Worldwide, about 55 million people are thought to be living with dementia, which refers to impairments in memory and thinking that impact a person's ability to live a normal life. Dementia gets progressively worse over time, and is a major cause of disability and death. Alzheimer's disease is the most common form of dementia, and causes around 65 percent of dementia cases, according to the World Health Organization. A major feature of Alzheimer's disease is the death of neurons in the brain, but the reason or reasons for this loss has been unclear and researchers have been searching for the cause for many years.
Models for Alzheimer's disease that effectively capture the features of the disease have been challenging to develop. One hallmark of the disorder is amyloid plaques, tangles of misfolded proteins that build up in the brain. Scientists have now used a model in which human neurons were put into mouse brains that carried amyloid plaques. The researchers found that the human neurons, but not mouse neurons, died. When they were exposed to amyloid plaques, human neurons, but not mouse neurons, displayed tau tangles, another feature of Alzheimer's disease. In this model, only human neurons triggered a cell death program known as necroptosis, and died off.
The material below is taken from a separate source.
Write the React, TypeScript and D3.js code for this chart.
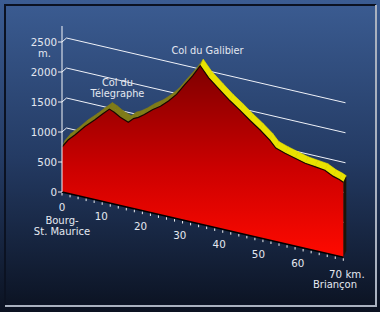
import React from "react";
import * as d3 from "d3";

// ---- data ----
const KM = [0, 1.5, 3.2, 5.7, 8.2, 10, 11.8, 13, 14.5, 16.5, 17.8, 19, 20.5, 22.5, 24.5, 26.5, 28.5, 30.5, 32.5, 34.4, 36.5, 39.3, 41.8, 44.3, 46.8, 49.3, 51.7, 53.2, 55.5, 58, 60.5, 62.9, 65.4, 67.5, 69, 70];
const ELEV = [750, 890, 1000, 1180, 1330, 1450, 1565, 1530, 1470, 1420, 1500, 1540, 1610, 1720, 1810, 1930, 2070, 2260, 2440, 2640, 2470, 2310, 2170, 2050, 1920, 1800, 1670, 1560, 1510, 1465, 1420, 1400, 1380, 1310, 1280, 1250];
const Y_TICKS = [0, 500, 1000, 1500, 2000, 2500];
const GRID_LEVELS = [500, 1000, 1500, 2000, 2500];
const X_LABELS = [0, 10, 20, 30, 40, 50, 60];
const X_MAX = 70;
const PASS_LABELS = [
  { lines: ["Col du Galibier"], x: 207.5, y: 54 },
  { lines: ["Col du", "Télegraphe"], x: 117.5, y: 86 },
];

const W = 380;
const H = 312;

export default function App() {
  const xS = d3.scaleLinear().domain([0, X_MAX]).range([62, 343.3]);
  const baseS = d3.scaleLinear().domain([0, X_MAX]).range([192, 257.3]);
  const hS = d3.scaleLinear().domain([0, 2500]).range([0, 150]);
  const yAxis = d3.scaleLinear().domain([0, 2500]).range([192, 42]);
  const depth = { dx: 3, dy: -6.5 };
  const gridOff = { dx: 4.5, dy: -4 };
  const gridSlope = (baseS(X_MAX) - baseS(0)) / (xS(X_MAX) - xS(0));

  const pts = KM.map((k, i) => [xS(k), baseS(k) - hS(ELEV[i])] as [number, number]);
  const peakIdx = ELEV.indexOf(d3.max(ELEV) as number);

  const line = d3.line();
  const frontPath =
    line([[xS(0), baseS(0)], ...pts, [xS(X_MAX), baseS(X_MAX)]]) + "Z";
  const topLine = line(pts) as string;

  const quads = pts.slice(0, -1).map((p, i) => {
    const q = pts[i + 1];
    const poly: [number, number][] = [
      p,
      q,
      [q[0] + depth.dx, q[1] + depth.dy],
      [p[0] + depth.dx, p[1] + depth.dy],
    ];
    const col = i >= peakIdx ? "#e9e200" : "#807c18";
    return { d: line(poly) + "Z", col };
  });

  const last = pts[pts.length - 1];
  const endBase: [number, number] = [xS(X_MAX), baseS(X_MAX)];
  const sideFace =
    line([
      last,
      [last[0] + depth.dx, last[1] + depth.dy],
      [endBase[0] + depth.dx, endBase[1] + depth.dy],
      endBase,
    ]) + "Z";

  const gridEndX = 345.5;
  const minorTicks = d3.range(0, X_MAX + 1, 2);
  const font = "'DejaVu Sans', Verdana, sans-serif";
  const txt = "#e4e8f0";

  return (
    <svg
      width={W}
      height={H}
      style={{ position: "absolute", left: 0, top: 0, display: "block" }}
    >
      <defs>
        <linearGradient id="bg" x1="0" y1="0" x2="0" y2={H} gradientUnits="userSpaceOnUse">
          <stop offset="0" stopColor="#3b5c92" />
          <stop offset="0.5" stopColor="#243b64" />
          <stop offset="1" stopColor="#0b1221" />
        </linearGradient>
        <linearGradient id="red" x1="0" y1="60" x2="0" y2="258" gradientUnits="userSpaceOnUse">
          <stop offset="0" stopColor="#7a0000" />
          <stop offset="0.55" stopColor="#cc0000" />
          <stop offset="1" stopColor="#ff0a00" />
        </linearGradient>
      </defs>
      <rect x={0} y={0} width={W} height={H} fill="url(#bg)" />
      {/* frame */}
      <line x1={4} y1={5} x2={376} y2={5} stroke="#0b1222" strokeWidth={2} />
      <line x1={5} y1={4} x2={5} y2={306} stroke="#0b1222" strokeWidth={2} />
      <line x1={5} y1={306} x2={377} y2={306} stroke="#a9b1bf" strokeWidth={2} />
      <line x1={376} y1={5} x2={376} y2={307} stroke="#a9b1bf" strokeWidth={2} />

      {/* back grid lines */}
      {GRID_LEVELS.map((v) => {
        const y0 = yAxis(v);
        const sx = 62 + gridOff.dx;
        const sy = y0 + gridOff.dy;
        const ey = sy + (gridEndX - sx) * gridSlope;
        return (
          <polyline
            key={v}
            points={`62,${y0} ${sx},${sy} ${gridEndX},${ey}`}
            fill="none"
            stroke="#f0f2f8"
            strokeWidth={1}
          />
        );
      })}

      {/* top surface band */}
      {quads.map((q, i) => (
        <path key={i} d={q.d} fill={q.col} stroke={q.col} strokeWidth={0.6} />
      ))}
      <path d={sideFace} fill="#1c1406" />

      {/* front face */}
      <path d={frontPath} fill="url(#red)" />
      <path d={topLine} fill="none" stroke="#1a0600" strokeWidth={1.2} />

      {/* x axis */}
      <line x1={xS(0)} y1={baseS(0)} x2={xS(X_MAX)} y2={baseS(X_MAX)} stroke="#000" strokeWidth={1.5} />
      {minorTicks.map((k) => (
        <line
          key={k}
          x1={xS(k)}
          y1={baseS(k) + 1}
          x2={xS(k)}
          y2={baseS(k) + 3.5}
          stroke="#f0f0f0"
          strokeWidth={1}
        />
      ))}

      {/* y axis */}
      <line x1={62} y1={26} x2={62} y2={192} stroke="#f4f6fa" strokeWidth={1} />
      {Y_TICKS.map((v) => (
        <g key={v}>
          <line x1={58} y1={yAxis(v)} x2={62} y2={yAxis(v)} stroke="#f4f6fa" strokeWidth={1} />
          <text x={57} y={yAxis(v) + 3.7} textAnchor="end" fontFamily={font} fontSize={10.3} fill={txt}>
            {v}
          </text>
        </g>
      ))}
      <text x={44.5} y={57} textAnchor="middle" fontFamily={font} fontSize={10} fill={txt}>
        m.
      </text>

      {/* x labels */}
      {X_LABELS.map((k) => (
        <text
          key={k}
          x={xS(k) - k * 0.09}
          y={baseS(k) + 19}
          textAnchor="middle"
          fontFamily={font}
          fontSize={10.3}
          fill={txt}
        >
          {k}
        </text>
      ))}
      <text x={329} y={baseS(X_MAX) + 21} textAnchor="start" fontFamily={font} fontSize={10.3} fill={txt}>
        {X_MAX} km.
      </text>
      <text x={62} y={224} textAnchor="middle" fontFamily={font} fontSize={10} fill={txt}>
        Bourg-
      </text>
      <text x={62} y={235} textAnchor="middle" fontFamily={font} fontSize={10} fill={txt}>
        St. Maurice
      </text>
      <text x={335} y={288} textAnchor="middle" fontFamily={font} fontSize={10} fill={txt}>
        Briançon
      </text>

      {/* pass labels */}
      {PASS_LABELS.map((p, i) =>
        p.lines.map((l, j) => (
          <text
            key={`${i}-${j}`}
            x={p.x}
            y={p.y + j * 11}
            textAnchor="middle"
            fontFamily={font}
            fontSize={9.8}
            fill={txt}
          >
            {l}
          </text>
        ))
      )}
    </svg>
  );
}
The investigators also found a way to prevent this neuronal death. The findings have been reported in Science. The study has also suggested that Alzheimer's disease cannot be recapitulated in typical rodent models.
In the human neurons, there were abnormally high levels of an RNA molecule from a gene called MEG3. This has also been observed in Alzheimer's patients. The researchers showed that in neurons in culture, MEG3 alone could activate the necroptosis pathway.
"Our study sheds light on the previously murky waters of Alzheimer's disease, revealing a potential key player in neuronal loss - an RNA gene called MEG3, and the process of necroptosis. These findings are an important step forward in furthering our understanding of the basic mechanisms underlying this complex and often misunderstood disease," said study co-leader Professor Bart De Strooper, group leader at the UK Dementia Research Institute (UK DRI) at UCL and VIB-KU Leuven Center for Brain and Disease Research.
When MEG3 levels were reduced, necroptosis was prevented and neurons stopped dying off. While more research will be needed to understand this process, it may one day offer a new way to treat dementia.
"Necroptosis is already an active area of drug development in cancer and ALS. While there's much more to explore, our findings open up promising avenues for potential therapies targeting AD, alongside traditional approaches aimed at amyloid and tau," said Strooper.